A review by tbeaumont223
The Book of Life by Deborah Harkness

2.0

It took me a while to write a review on this book because I just wasn't feeling it.

I LOVED the first two books in Harkness' series. I read them both twice, something I rarely do and loved them just as much the second time around. I couldn't wait for The Book of Life to come out. And then it did and from the first page I was disappointed.

At the end of Shadow of Night, we were left wondering where Emily was. Harkness wastes no time in TBOL to let us know what happens. While I was expecting a bit more suspense in the discovery of her whereabouts, it was nice to not have to wonder. However, the dialogue around her death was not believable. I felt no sorrow at her absence because the sorrow coming off the pages was so forced.

This is not the only area I felt the dialogue was forced and lacking feeling. There was hardly a conversation in the book that had me suspending disbelief and falling into the story. Page by page, I was only ever reading a book, not living a story.

It wasn't just the dialogue I found hard to believe. In TBOL, many humans found out about the existence of creatures yet none seemed to have a hard time accepting it. No one questioned it. No one freaked out. While it was nice to not have half the book focused on convincing them creatures were real, I expected some kind of reaction.

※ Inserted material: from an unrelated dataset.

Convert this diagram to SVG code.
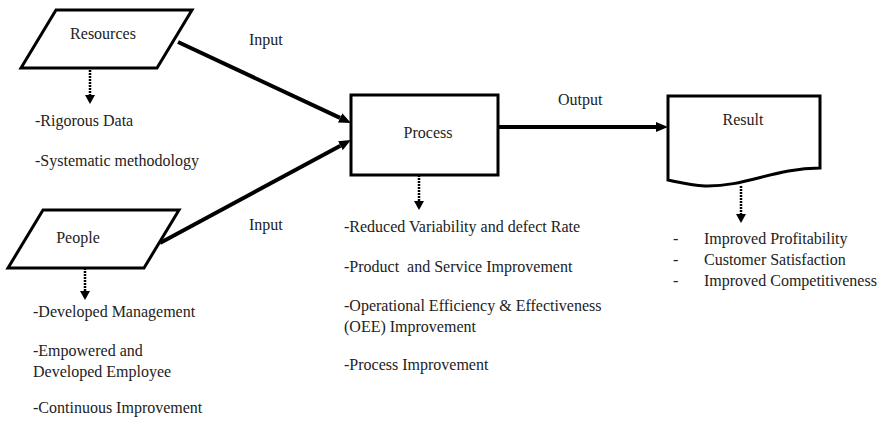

The transitions were also an issue for me. The book felt like a check list of events we had to get through in order to get to the main point of the book: who and what Diana and her babies were and what they were capable of. Everything leading up to that was just filler to make the book long enough. As such, it wasn't natural or smooth.

There was also no character development. If anything, characters stagnated and regressed. New characters didn't contribute to the story in any way and old characters lacked any connection I felt in the first two books.

All in all, I finished the book out of stubbornness rather than for any interest in the story. I wanted to at least finish the trilogy I loved so much in the first two books. At the conclusion of the book, I was just glad it was over.